А ведь в тот момент англичане определенно лидировали, находясь «далеко впереди» заокеанских союзников, которые тогда же, как дает понять Кларк, воспользовались британским секретом «черного ящика» (конспиративный псевдоним радара), чтобы потом, уже после войны, отстаивать свой приоритет. Наконец, американцы пришли к такой формулировке: «Идея радиолокации возникла независимо у различных лиц и в разных странах мира после того, как импульсная техника оказалась пригодной для обнаружения таких объектов, как самолеты и корабли».

«После того, как…» Чтобы какая бы там ни было техника подошла для радиоразведки в небе и на море, ее предстояло сперва задумать и создать специально для этого, заранее, не говоря уж о необходимости поставить саму цель!
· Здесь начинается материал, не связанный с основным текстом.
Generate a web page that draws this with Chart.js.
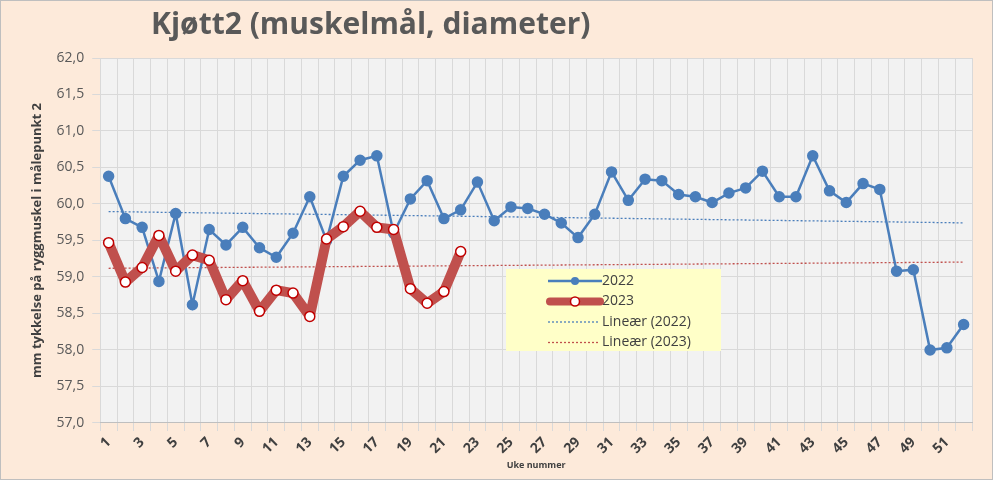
<!DOCTYPE html>
<html><head><meta charset="utf-8">
<script src="https://cdn.jsdelivr.net/npm/chart.js@4"></script>
<style>html,body{margin:0;padding:0;background:#fdeada;}#w{position:relative;width:993px;height:480px;box-sizing:border-box;border:1px solid #bfbfbf;}</style>
</head><body><div id="w"><canvas id="c" width="991" height="478"></canvas></div>
<script>
const weeks = Array.from({length:52},(_,i)=>String(i+1));
const v2022 = [60.38,59.8,59.68,58.94,59.87,58.62,59.65,59.44,59.68,59.40,59.27,59.6,60.1,59.5,60.38,60.6,60.66,59.6,60.07,60.32,59.8,59.92,60.3,59.77,59.96,59.94,59.86,59.74,59.54,59.86,60.44,60.05,60.34,60.32,60.13,60.1,60.02,60.15,60.22,60.45,60.1,60.1,60.66,60.18,60.02,60.28,60.2,59.08,59.1,58.0,58.03,58.35];
const v2023 = [59.47,58.93,59.13,59.57,59.08,59.3,59.23,58.69,58.95,58.53,58.82,58.78,58.46,59.52,59.69,59.9,59.68,59.65,58.84,58.64,58.8,59.35];
function trend(v,n){const m=v.length;let sx=0,sy=0,sxx=0,sxy=0;v.forEach((y,i)=>{const x=i+1;sx+=x;sy+=y;sxx+=x*x;sxy+=x*y;});const b=(m*sxy-sx*sy)/(m*sxx-sx*sx),a=(sy-b*sx)/m;return Array.from({length:n},(_,i)=>a+b*(i+1));}
const bgPlugin={id:'bg',beforeDraw(ch){const a=ch.chartArea,c=ch.ctx;c.save();c.fillStyle='#f2f2f2';c.fillRect(a.left,a.top,a.right-a.left,a.bottom-a.top);
c.font='bold 30px "Open Sans", sans-serif';c.fillStyle='#595959';c.textBaseline='middle';c.fillText('Kjøtt2 (muskelmål, diameter)',150,24);c.restore();},
afterDraw(ch){const c=ch.ctx;c.save();const x=505,y=268;c.fillStyle='#ffffc8';c.fillRect(x,y,215,82);
c.font='14px "Open Sans", sans-serif';c.textBaseline='middle';c.fillStyle='#404040';
const rows=[['2022'],['2023'],['Lineær (2022)'],['Lineær (2023)']];
rows.forEach((r,i)=>{const yy=y+12+i*20.5;c.fillText(r[0],x+96,yy);});
let yy=y+12;c.strokeStyle='#4a7ebb';c.lineWidth=2.5;c.beginPath();c.moveTo(x+42,yy);c.lineTo(x+96,yy);c.stroke();c.fillStyle='#4a7ebb';c.beginPath();c.arc(x+69,yy,4,0,7);c.fill();
yy+=20.5;c.strokeStyle='#c0504d';c.lineWidth=8;c.lineCap='round';c.beginPath();c.moveTo(x+44,yy);c.lineTo(x+94,yy);c.stroke();c.lineCap='butt';c.fillStyle='#fff';c.strokeStyle='#c00000';c.lineWidth=1.5;c.beginPath();c.arc(x+69,yy,4.5,0,7);c.fill();c.stroke();
c.setLineDash([2,2]);c.lineWidth=1.3;yy+=20.5;c.strokeStyle='#4a7ebb';c.beginPath();c.moveTo(x+42,yy);c.lineTo(x+94,yy);c.stroke();
yy+=20.5;c.strokeStyle='#c0504d';c.beginPath();c.moveTo(x+42,yy);c.lineTo(x+94,yy);c.stroke();c.restore();}};
new Chart(document.getElementById('c'),{type:'line',
data:{labels:weeks,datasets:[
{label:'Lineær (2023)',data:trend(v2023,52),borderColor:'#c0504d',borderWidth:1.3,borderDash:[2,2],pointRadius:0,order:4},
{label:'Lineær (2022)',data:trend(v2022,52),borderColor:'#4a7ebb',borderWidth:1.3,borderDash:[2,2],pointRadius:0,order:3},
{label:'2023',data:v2023,borderColor:'#c0504d',borderWidth:10,borderJoinStyle:'round',pointRadius:5,pointBackgroundColor:'#fff',pointBorderColor:'#c00000',pointBorderWidth:1.5,order:1},
{label:'2022',data:v2022,borderColor:'#4a7ebb',borderWidth:2.5,pointRadius:4.5,pointBackgroundColor:'#4a7ebb',pointBorderColor:'#4a7ebb',order:2}
]},
options:{responsive:false,animation:false,layout:{padding:{top:57,right:20,left:24,bottom:4}},
plugins:{legend:{display:false},tooltip:{enabled:false},title:{display:false}},
scales:{
x:{offset:true,grid:{color:'#d9d9d9',offset:true},border:{color:'#bfbfbf'},
ticks:{color:'#404040',font:{family:'"Open Sans", sans-serif',size:14,weight:'bold'},maxRotation:45,minRotation:45,autoSkip:false,callback:(v,i)=>i%2===0?weeks[i]:''},
title:{display:true,text:'Uke nummer',color:'#404040',font:{family:'"Open Sans", sans-serif',size:9,weight:'bold'},padding:{top:0}}},
y:{min:57,max:62,grid:{color:'#d9d9d9'},border:{display:false},
ticks:{stepSize:0.5,color:'#595959',font:{family:'"Open Sans", sans-serif',size:14},padding:8,callback:v=>v.toFixed(1).replace('.',',')},
title:{display:true,text:'mm tykkelse på ryggmuskel i målepunkt 2',color:'#404040',font:{family:'"Open Sans", sans-serif',size:13,weight:'bold'}}}}},
plugins:[bgPlugin]});
</script></body></html>
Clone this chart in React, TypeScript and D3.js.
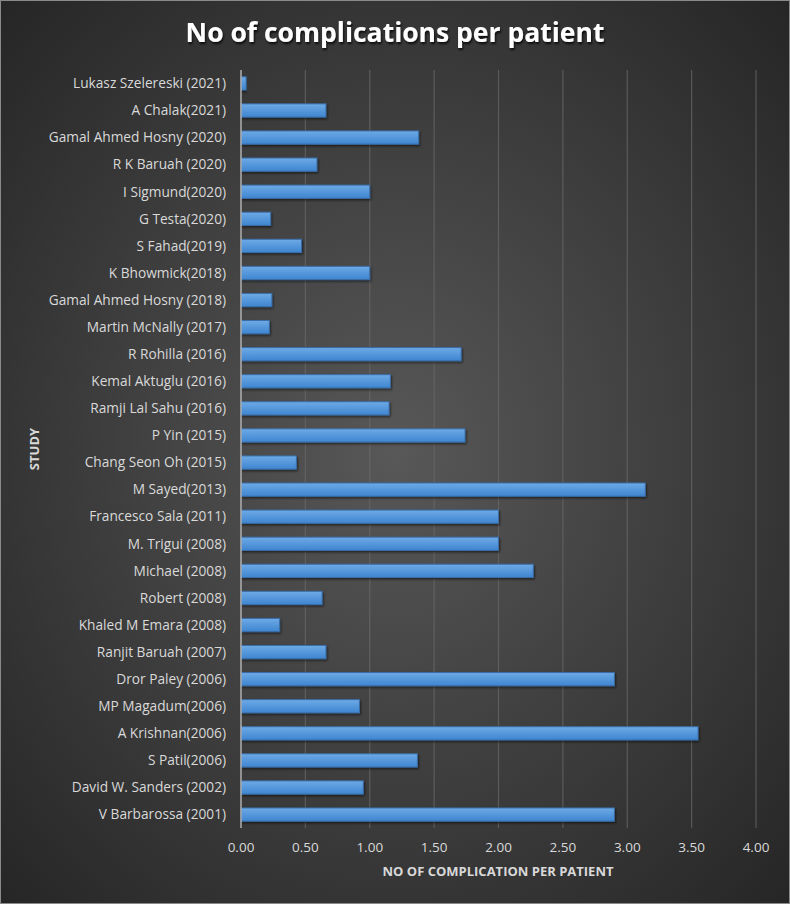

Так что, пожалуй, ничего невероятного нет в предположении П. К. Ощепкова: «Первые наши успехи, по-видимому, и послужили толчком к тому, что „разные лица“ и „разные страны“ вдруг… возгорелись страстью к этой технике…»

Короткие волны — долгий путь

Радиолампам по причине их слабосильности долго и упорно отказывали в видах на сколько-нибудь значительное будущее. И вдруг в октябре 1919 года довольно странно прозвучало заявление, что они вопреки всеобщему скепсису со временем сыграют «весьма важную роль».

Это интересное пророчество высказал М. А. Бонч-Бруевич, который еще в 1915 году сконструировал первую в России вакуумную электронную лампу.

Семимильными шагами двинулась вперед наша электровакуумная промышленность после революции. В 1920 году на Ходынке уже эксплуатировался радиопередатчик, собранный на отечественных лампах. А через три года пришел заказ от знаменитой немецкой фирмы «Телефункен» на советские 25-киловаттные радиолампы, которые были в пять раз мощнее самых лучших германских.

Однако при освоении диапазона УКВ королева радиотехники, быстро завоевавшая симпатии во всем мире, внезапно объявила саботаж. Почему? Вспомните ее классическую схему: катод, анод, а между ними сетка. Промежуточный электрод добавлен для того, чтобы управлять электронами, несущимися от катода к аноду. Он играет роль шлюза, способного то задерживать поток частиц, то подгонять его, — так рождаются колебания. Длинноволновые и коротковолновые. По сравнению с их периодом время пробега электронов от катода к аноду пренебрежимо мало. Но при столь быстрых изменениях электромагнитного поля, как в области УКВ, система отказывает — здесь проявляется ее неповоротливость.

В 1935 году А. Н. Арсеньева построила первые электровакуумные приборы, исправно работавшие на сверхвысоких частотах, при которых классическая радиолампа бастовала, «захлебывалась». Так появился генератор, названный «клистроном» (в переводе с греческого — «морской прибой»). В нем роль колебательных контуров с их конденсаторами и катушками индуктивности, подключаемыми к обычному триоду снаружи, исполняют объемные резонаторы — полые медные «бублики», которые вмонтированы прямо в корпус лампы. Они опоясывают кольцами продолговатый цилиндрический баллон, внутри которого непрерывно течет электронная струя; в ней (опять-таки с помощью сеток) искусственно возбуждается своего рода «рябь», причем сгущения и разрежения, вызванные ускорением и замедлением частиц, чередуются здесь гораздо стремительней, нежели в обычном ламповом генераторе.